Flamenco Guitarist Vicente Amigo – a Stark Raving Review by Alberto García Reyes – translated by Brook Zern
From ABCdeSevilla, September 17, 2016, comes this report from the Bienal de Sevilla, the major Andalusian flamenco festival.
Vicente Amigo, the Messiah of the Guitar
The brilliant guitarist makes history with a memorable concert that marks a before and after
By Alberto García Reyes
Once upon a time there was a guitarist who came down from the sky. A hero with fingernails of velvet, born to caress the monument of Andalusian sound. His name was Vicente. Vicente Amigo. And they tell of the legend who arrived in Seville after the reign of Paco de Lucia, and without saying a word, without even tuning up his guitar, sat down and made history with his rendering of the soleá. A soleá dredged up from the richest seam of a mine known only to the angels in paradise.
He began with a piece from the mining district of Spain’s southeast, steeped in the essence of the great guitarist Niño Ricardo, sounding both megalithic and avant-garde. He weaved a thousand melodic variations of immense profundity. Without technical excess or technical deficiency. Launching a duel between perfection and emotion. Playing like a whirlwind, not intending to please us, but to inflict pain.
Once upon a time there was a king who asked for no realm beyond the deep well of his guitar. A protoman chosen for the succession. A deity who played the flamenco tangos for the dance of his cousin Antonio. Inventing new harmonies to bring new green shoots to olive groves a thousand years old. A captain of a paper boat who slowed the pulse of his bulerías to oil the tips of his fingers with a distinctive, slow sound, like the procession of the toreros in Seville’s Maestranza bullring. The helmsman of some tanguillos that seemed to loose falcons from his hands, but were never a vehicle for virtuosity.

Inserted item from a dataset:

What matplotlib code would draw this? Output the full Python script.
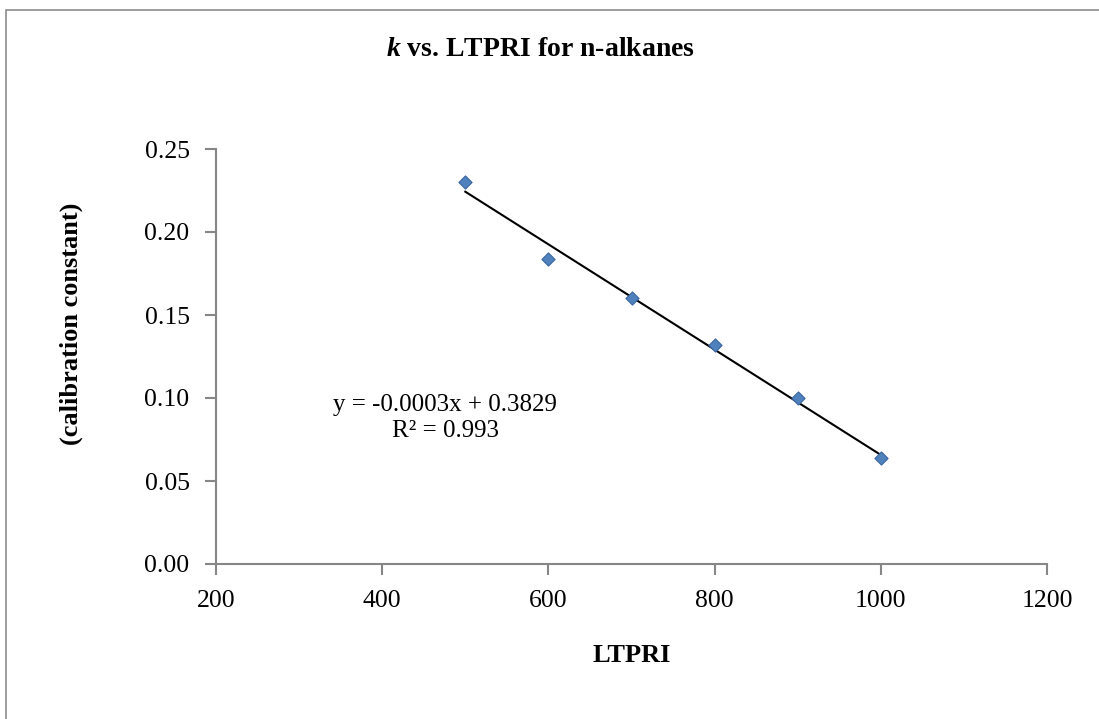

Once upon a time there was a guitarist who played far above our possibilities. A supergifted technician who never made us notice that virtue, but only of his artistic creativity, his ability to move the listener. This was his secret. That he was not a slave to the guitar, not a servant of its demands, but a transmitter of emotion. And the road toward the heart has risks that do not come from the faculties of execution. Because the guitar does not have strings, it has bars. And the Prisoner Number One in the jail of guitar playing was born in Guadalcanal, Cordoba. Once there was a simple crazy man who pressed the tuning pegs of the siguiriyas, playing up the neck in the fourth position without using a capo. Changing the pasa to flamenco without rising from the round yellow table upon which he wrapped up the history of this art.

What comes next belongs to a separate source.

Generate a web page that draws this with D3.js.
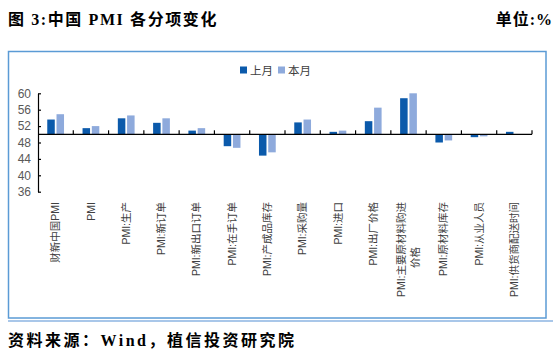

Once upon a time the inheritor of the throne of guitar, in a shared reign with Rafael Riqueni, seated on a golden chair and embracing the rosewood symbol of the south, which is the cross carried by the martyrs of guitar playing when they want to shout out that those six strigs are the sum total of who we are. Vicente sometimes struck the guitar with too much power, but he was in Seville proclaiming the advent of his monarchy. And in festive full sail he stopped at the Callejón de Agua, again in the soleá. In the key of the mysterious taranta. A sublime madness. Una excelsa barbaridad. One must be very pure to play in this key without it sounding like the flamenco from the eastern mining districts. This was the secret: to create something totally new without it being noticed.
Once upon a time there was a sublime creator who tried to pass through here unperceived. I’m sorry, Amigo, but excess humility is only worthwhile behind the guitar. On the other side, we saw everything. In the Biennal de Sevilla. Dancing in celeric phrasing, encircling the electrical bulerías that El Choro dnced in accents that must be sought two hundred meters deep in the earth, where the soleá apolá as once sung by Camarón sends down its roots, with its echoes of the hollow sound of the great singer Niño Gloria, but above all, of the singer Rafael de Utrera.
Once upon a time there was a man who came to Seville and wrote his name in the register of the unique, ofthe singular. If sometimes I forget myself, go ahead and mock me. I feel I have not been worthy of witnessing the definitive ascension of Vicente Amigo to the Olympus of flamenco. And I swear on my guts that I saw the new Messiah playing with the firmament in his hands. His destination unto death. Al que va a dirigir esta hasta que se muera. A un cristo que busca con la mirada su sitio en cada latigazo. A Christ who seeks with his glance his site in every lash of the whip. El cielo. Heaven itself.
Translator’s note: The original is at:
Holy cow. It’s interesting that this hyperventilated consecration of Vicente Amigo simply confirms what most observers have suspected for at least two decades: That with due respect to the wondrous Tomatito, who took over Paco de Lucía’s role as accompanist-in-chief for the legendary Camarón, and to the amazing Gerardo Nuñez, it was Vicente Amigo — and not someone who arose later among the incredible crop of younger guitarists — who was indeed the Anointed One in terms of the contemporary guitar itself.
(Am I the last player around who still uses the original E A D G B E guitar tuning? And is it my imagination, or is it actually starting to sound novel and exotic?)